The curve is a multi-dimensional weapon that can freeze batters with the in-zone pitch that looks distinct. Alternatively, he can work down just off the plate where it looks more like the fastball, and collects whiffs in spades. When there is the rare batted ball against the curve, Winn gets ground balls at a high rate as well. This is because of the extreme drop on the pitch, and how hard it is to get underneath one.
The changeup rounds out Cole Winn’s deep arsenal of impressive pitches. He throws it 8.2 MPH slower than the four-seam with a unique movement interaction. The changeup has over twice as much horizontal movement as the four-seam with 13.7” of fade compared to 6.1” on the four-seam. He also has nearly twice as much vertical movement on the four-seamer. The changeup has good movement on both planes, and solid velocity separation. This extreme difference in horizontal movement has a massive effect on the changeup’s performance against right-handed hitters.
Objects that are closer to you appear to be moving faster than those moving away from you. That is how depth perception works. The changeup looks like the fastball even more so, for right-handed hitters because it has so much more tail that it ambushes them and gets them to swing way out in front, and chase the changeup. His swinging-strike rate is actually over 6% higher against right-handed hitters, as opposed to the lefties changeups are usually designed to beat. Against lefties, it is more of a highly effective pitch to contact pitch at the bottom of the strike zone. The one problem with the changeup? You guessed it! Command. Cole Winn has a tendency to miss to his gloveside, doing so 28% of the time, and only 35% of those gloveside changeups are in the strike zone. The benefit to using gloveside changeups is purely called strikes, and Winn gets too backed up to even throw those consistently.
How Volatile is Winn?
Cole Winn’s regression has been blown out of proportion. The stuff is still there, and the command is likely fixable. That being said, this poor season exposes some warts in Winn’s profile. This is the second time that a seemingly minor issue has caused Winn to go completely off the rails. In 2019, it was an 8.7% K-BB% in Low-A. This year was worse, but this kind of struggle is not totally foreign. Winn has had one good year and two terrible years in his minor league career. It is totally reasonable to question if Winn can actually start regularly in the majors.

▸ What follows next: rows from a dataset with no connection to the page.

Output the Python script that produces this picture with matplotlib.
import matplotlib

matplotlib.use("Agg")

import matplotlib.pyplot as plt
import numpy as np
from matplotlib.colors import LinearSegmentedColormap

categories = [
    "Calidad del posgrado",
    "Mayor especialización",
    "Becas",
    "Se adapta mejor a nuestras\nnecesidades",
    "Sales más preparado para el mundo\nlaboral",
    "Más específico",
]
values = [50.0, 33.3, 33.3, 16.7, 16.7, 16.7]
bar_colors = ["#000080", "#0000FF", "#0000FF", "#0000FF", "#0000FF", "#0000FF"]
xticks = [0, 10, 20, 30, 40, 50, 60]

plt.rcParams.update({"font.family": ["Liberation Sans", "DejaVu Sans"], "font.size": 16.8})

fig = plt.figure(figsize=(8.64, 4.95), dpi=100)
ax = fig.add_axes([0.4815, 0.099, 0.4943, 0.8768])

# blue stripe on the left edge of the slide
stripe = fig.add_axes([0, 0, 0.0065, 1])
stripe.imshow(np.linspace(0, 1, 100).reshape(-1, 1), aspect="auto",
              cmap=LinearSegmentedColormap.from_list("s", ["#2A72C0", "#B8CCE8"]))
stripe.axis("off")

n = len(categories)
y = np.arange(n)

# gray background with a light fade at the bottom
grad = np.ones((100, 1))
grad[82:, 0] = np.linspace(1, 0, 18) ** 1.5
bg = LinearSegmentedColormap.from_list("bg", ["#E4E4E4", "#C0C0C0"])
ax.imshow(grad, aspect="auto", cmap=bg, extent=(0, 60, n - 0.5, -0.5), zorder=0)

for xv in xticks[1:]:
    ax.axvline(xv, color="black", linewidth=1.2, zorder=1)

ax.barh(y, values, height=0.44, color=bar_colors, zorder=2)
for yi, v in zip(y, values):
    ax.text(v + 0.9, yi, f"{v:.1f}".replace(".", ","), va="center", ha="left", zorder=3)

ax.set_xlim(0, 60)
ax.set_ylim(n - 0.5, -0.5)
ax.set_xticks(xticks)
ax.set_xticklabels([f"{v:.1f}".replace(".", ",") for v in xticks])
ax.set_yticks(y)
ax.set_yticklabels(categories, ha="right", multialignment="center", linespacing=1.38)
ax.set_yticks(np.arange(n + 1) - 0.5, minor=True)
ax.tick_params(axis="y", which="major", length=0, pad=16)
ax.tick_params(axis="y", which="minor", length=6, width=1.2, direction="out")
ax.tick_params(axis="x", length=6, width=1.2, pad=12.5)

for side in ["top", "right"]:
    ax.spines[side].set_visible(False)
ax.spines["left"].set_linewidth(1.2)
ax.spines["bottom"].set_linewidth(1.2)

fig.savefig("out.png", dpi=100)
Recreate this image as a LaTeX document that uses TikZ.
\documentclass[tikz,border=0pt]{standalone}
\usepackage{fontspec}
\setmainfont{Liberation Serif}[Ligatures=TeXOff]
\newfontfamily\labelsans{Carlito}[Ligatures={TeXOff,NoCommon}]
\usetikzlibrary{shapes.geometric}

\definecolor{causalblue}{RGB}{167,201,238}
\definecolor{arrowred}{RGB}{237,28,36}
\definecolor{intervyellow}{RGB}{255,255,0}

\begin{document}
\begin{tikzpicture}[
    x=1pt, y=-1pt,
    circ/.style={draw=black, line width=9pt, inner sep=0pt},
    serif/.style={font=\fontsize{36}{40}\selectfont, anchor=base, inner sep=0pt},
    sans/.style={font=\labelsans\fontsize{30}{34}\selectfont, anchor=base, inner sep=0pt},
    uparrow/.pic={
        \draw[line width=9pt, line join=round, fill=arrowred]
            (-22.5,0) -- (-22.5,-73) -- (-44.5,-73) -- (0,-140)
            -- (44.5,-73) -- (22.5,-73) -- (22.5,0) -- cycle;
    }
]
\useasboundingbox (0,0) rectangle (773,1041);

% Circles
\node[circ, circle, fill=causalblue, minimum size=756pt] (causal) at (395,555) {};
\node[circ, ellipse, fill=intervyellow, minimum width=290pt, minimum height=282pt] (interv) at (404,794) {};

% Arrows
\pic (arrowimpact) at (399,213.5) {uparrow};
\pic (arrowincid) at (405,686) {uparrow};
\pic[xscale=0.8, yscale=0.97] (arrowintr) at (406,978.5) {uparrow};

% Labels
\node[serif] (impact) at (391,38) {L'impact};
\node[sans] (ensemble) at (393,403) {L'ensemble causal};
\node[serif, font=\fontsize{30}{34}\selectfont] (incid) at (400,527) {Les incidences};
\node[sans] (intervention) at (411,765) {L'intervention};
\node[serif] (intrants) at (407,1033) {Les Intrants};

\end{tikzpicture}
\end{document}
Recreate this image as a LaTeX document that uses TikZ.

I believe you can fix Cole Winn’s command right now by changing his arm angle without too much effort. If, for some reason, you decide the new angle is better, you could also probably improve the command from this slot with an offseason of reps. The arm angle caused the hiccup, but how to fix it is not the right question.
The better question is; how do you stop him from breaking again? Cole Winn is probably a high-maintenance pitcher who, despite his athleticism and smooth delivery, seems to need to have everything perfect for his stuff to actually perform. One minor tweak and he falls apart. I don’t have an answer to that question I posed. I think that it’s fairly likely that Winn will be an up and down starter with years where he looks closer to the front of the rotation, and lean years when you wonder why he is in the big leagues at all. This profile has a lot more variance than the repertoire suggests.
Cole Winn suffered a minor paper cut when he bruised his ankle and that is likely the primary driving factor in his regression this season. Theoretically, it should be simple to get him back to normal and restore both the stuff and command to its former glory. The secondaries are still stand-out pitches in terms of stuff, and if the command returns, then he will be right back to the top 100 prospect he was before the season. There is no guarantee that the command bounces back, and more importantly, no guarantee that it stays back. There is extra risk now, and that extra risk hurts his stock some, but it does not break it.